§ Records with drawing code
————
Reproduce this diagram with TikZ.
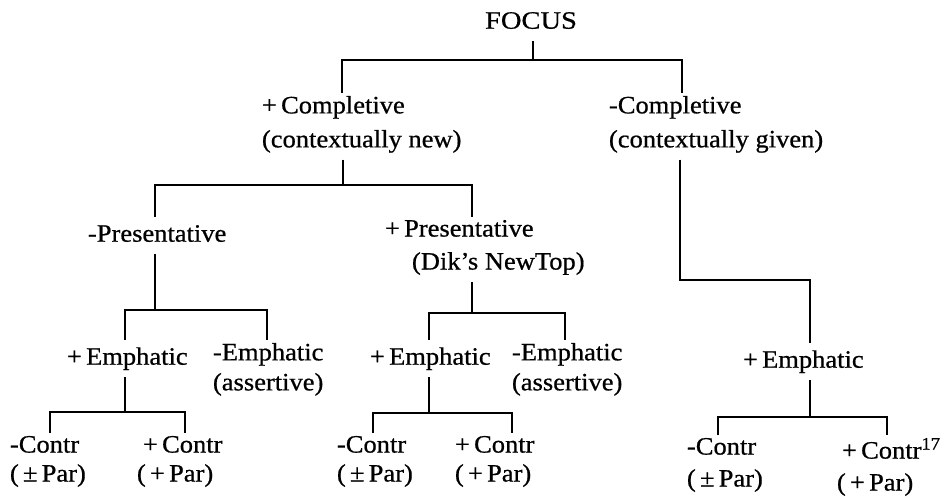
\documentclass[tikz,border=0pt]{standalone}
\usepackage{fontspec}
\setmainfont[FakeStretch=1.06, FakeBold=0.7]{Liberation Serif}

\begin{document}
\begin{tikzpicture}[x=1pt, y=-1pt,
    lbl/.style={anchor=north west, align=left, inner sep=0pt, outer xsep=0pt, outer ysep=3pt,
        font=\fontsize{25}{31}\selectfont,
        execute at begin node=\strut, execute at end node=\strut},
    branch/.style={line width=2.2pt}]
    \useasboundingbox (0,0) rectangle (947,500);

    % labels
    \node[lbl, anchor=north] (focus) at (531,4) {\addfontfeature{FakeStretch=1.14}FOCUS};
    \node[lbl] (pcompl) at (262,93) {+\,Completive\\[3pt](contextually new)};
    \node[lbl] (mcompl) at (609,93) {-Completive\\[3pt](contextually given)};
    \node[lbl] (mpres) at (88,217) {-Presentative};
    \node[lbl] (ppres) at (385,217) {+\,Presentative\\[2pt]\hspace*{27pt}(Dik's NewTop)};
    \node[lbl] (lpemph) at (67,340) {+\,Emphatic};
    \node[lbl] (lmemph) at (213,340) {-Emphatic\\[-1pt](assertive)};
    \node[lbl] (mpemph) at (370,340) {+\,Emphatic};
    \node[lbl] (mmemph) at (512,340) {-Emphatic\\[-1pt](assertive)};
    \node[lbl] (rpemph) at (743,343) {+\,Emphatic};
    \node[lbl] (lmcontr) at (10,433) {-Contr\\[-2pt](\,±\,Par)};
    \node[lbl] (lpcontr) at (137,433) {\hspace*{6pt}+\,Contr\\[-2pt](\,+\,Par)};
    \node[lbl] (mmcontr) at (337,433) {-Contr\\[-2pt](\,±\,Par)};
    \node[lbl] (mpcontr) at (455,433) {+\,Contr\\[-2pt](\,+\,Par)};
    \node[lbl] (rmcontr) at (687,435) {-Contr\\[1pt](\,±\,Par)};
    \node[lbl] (rpcontr) at (837,435) {\hspace*{5pt}+\,Contr\textsuperscript{17}\\[1pt](\,+\,Par)};

    % junctions
    \coordinate (j1) at (533,60);
    \coordinate (j2) at (343,185);
    \coordinate (j3) at (155,310);
    \coordinate (j4) at (125,412);
    \coordinate (j5) at (472,313);
    \coordinate (j6) at (429,413);
    \coordinate (j7) at (680,280);
    \coordinate (j8) at (810,417);

    % branches
    \draw[branch] (focus.south -| j1) -- (j1);
    \draw[branch] (pcompl.north -| 342,0) |- (j1) -| (mcompl.north -| 682,0);
    \draw[branch] (pcompl.south -| j2) -- (j2);
    \draw[branch] (mpres.north -| 155,0) |- (j2) -| (ppres.north -| 472,0);
    \draw[branch] (mpres.south -| j3) -- (j3);
    \draw[branch] (lpemph.north -| 125,0) |- (j3) -| (lmemph.north -| 267,0);
    \draw[branch] (lpemph.south -| j4) -- (j4);
    \draw[branch] (lmcontr.north -| 50,0) |- (j4) -| (lpcontr.north -| 185,0);
    \draw[branch] (ppres.south -| j5) -- (j5);
    \draw[branch] (mpemph.north -| 429,0) |- (j5) -| (mmemph.north -| 565,0);
    \draw[branch] (mpemph.south -| j6) -- (j6);
    \draw[branch] (mmcontr.north -| 373,0) |- (j6) -| (mpcontr.north -| 512,0);
    \draw[branch] (mcompl.south -| j7) -- (j7) -| (rpemph.north -| 810,0);
    \draw[branch] (rpemph.south -| j8) -- (j8);
    \draw[branch] (rmcontr.north -| 718,0) |- (j8) -| (rpcontr.north -| 887,0);
\end{tikzpicture}
\end{document}
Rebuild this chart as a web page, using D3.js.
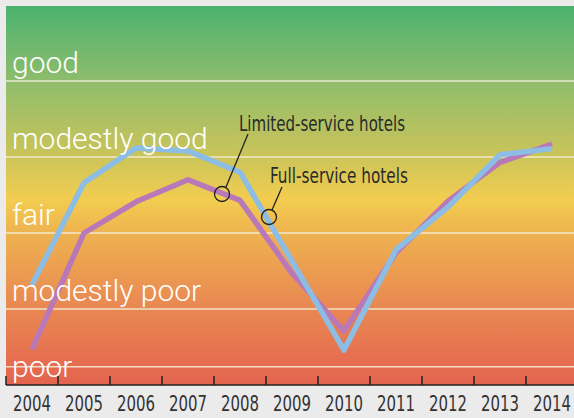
————
§ The task
What you return should match the records above word for word, minus the pictures.

§ Result for this task
Reproduce this diagram with TikZ.
\documentclass[tikz,border=0pt]{standalone}
\usepackage{fontspec}
\setmainfont[FakeStretch=1.06, FakeBold=0.7]{Liberation Serif}

\begin{document}
\begin{tikzpicture}[x=1pt, y=-1pt,
    lbl/.style={anchor=north west, align=left, inner sep=0pt, outer xsep=0pt, outer ysep=3pt,
        font=\fontsize{25}{31}\selectfont,
        execute at begin node=\strut, execute at end node=\strut},
    branch/.style={line width=2.2pt}]
    \useasboundingbox (0,0) rectangle (947,500);

    % labels
    \node[lbl, anchor=north] (focus) at (531,4) {\addfontfeature{FakeStretch=1.14}FOCUS};
    \node[lbl] (pcompl) at (262,93) {+\,Completive\\[3pt](contextually new)};
    \node[lbl] (mcompl) at (609,93) {-Completive\\[3pt](contextually given)};
    \node[lbl] (mpres) at (88,217) {-Presentative};
    \node[lbl] (ppres) at (385,217) {+\,Presentative\\[2pt]\hspace*{27pt}(Dik's NewTop)};
    \node[lbl] (lpemph) at (67,340) {+\,Emphatic};
    \node[lbl] (lmemph) at (213,340) {-Emphatic\\[-1pt](assertive)};
    \node[lbl] (mpemph) at (370,340) {+\,Emphatic};
    \node[lbl] (mmemph) at (512,340) {-Emphatic\\[-1pt](assertive)};
    \node[lbl] (rpemph) at (743,343) {+\,Emphatic};
    \node[lbl] (lmcontr) at (10,433) {-Contr\\[-2pt](\,±\,Par)};
    \node[lbl] (lpcontr) at (137,433) {\hspace*{6pt}+\,Contr\\[-2pt](\,+\,Par)};
    \node[lbl] (mmcontr) at (337,433) {-Contr\\[-2pt](\,±\,Par)};
    \node[lbl] (mpcontr) at (455,433) {+\,Contr\\[-2pt](\,+\,Par)};
    \node[lbl] (rmcontr) at (687,435) {-Contr\\[1pt](\,±\,Par)};
    \node[lbl] (rpcontr) at (837,435) {\hspace*{5pt}+\,Contr\textsuperscript{17}\\[1pt](\,+\,Par)};

    % junctions
    \coordinate (j1) at (533,60);
    \coordinate (j2) at (343,185);
    \coordinate (j3) at (155,310);
    \coordinate (j4) at (125,412);
    \coordinate (j5) at (472,313);
    \coordinate (j6) at (429,413);
    \coordinate (j7) at (680,280);
    \coordinate (j8) at (810,417);

    % branches
    \draw[branch] (focus.south -| j1) -- (j1);
    \draw[branch] (pcompl.north -| 342,0) |- (j1) -| (mcompl.north -| 682,0);
    \draw[branch] (pcompl.south -| j2) -- (j2);
    \draw[branch] (mpres.north -| 155,0) |- (j2) -| (ppres.north -| 472,0);
    \draw[branch] (mpres.south -| j3) -- (j3);
    \draw[branch] (lpemph.north -| 125,0) |- (j3) -| (lmemph.north -| 267,0);
    \draw[branch] (lpemph.south -| j4) -- (j4);
    \draw[branch] (lmcontr.north -| 50,0) |- (j4) -| (lpcontr.north -| 185,0);
    \draw[branch] (ppres.south -| j5) -- (j5);
    \draw[branch] (mpemph.north -| 429,0) |- (j5) -| (mmemph.north -| 565,0);
    \draw[branch] (mpemph.south -| j6) -- (j6);
    \draw[branch] (mmcontr.north -| 373,0) |- (j6) -| (mpcontr.north -| 512,0);
    \draw[branch] (mcompl.south -| j7) -- (j7) -| (rpemph.north -| 810,0);
    \draw[branch] (rpemph.south -| j8) -- (j8);
    \draw[branch] (rmcontr.north -| 718,0) |- (j8) -| (rpcontr.north -| 887,0);
\end{tikzpicture}
\end{document}
Rebuild this chart as a web page, using D3.js.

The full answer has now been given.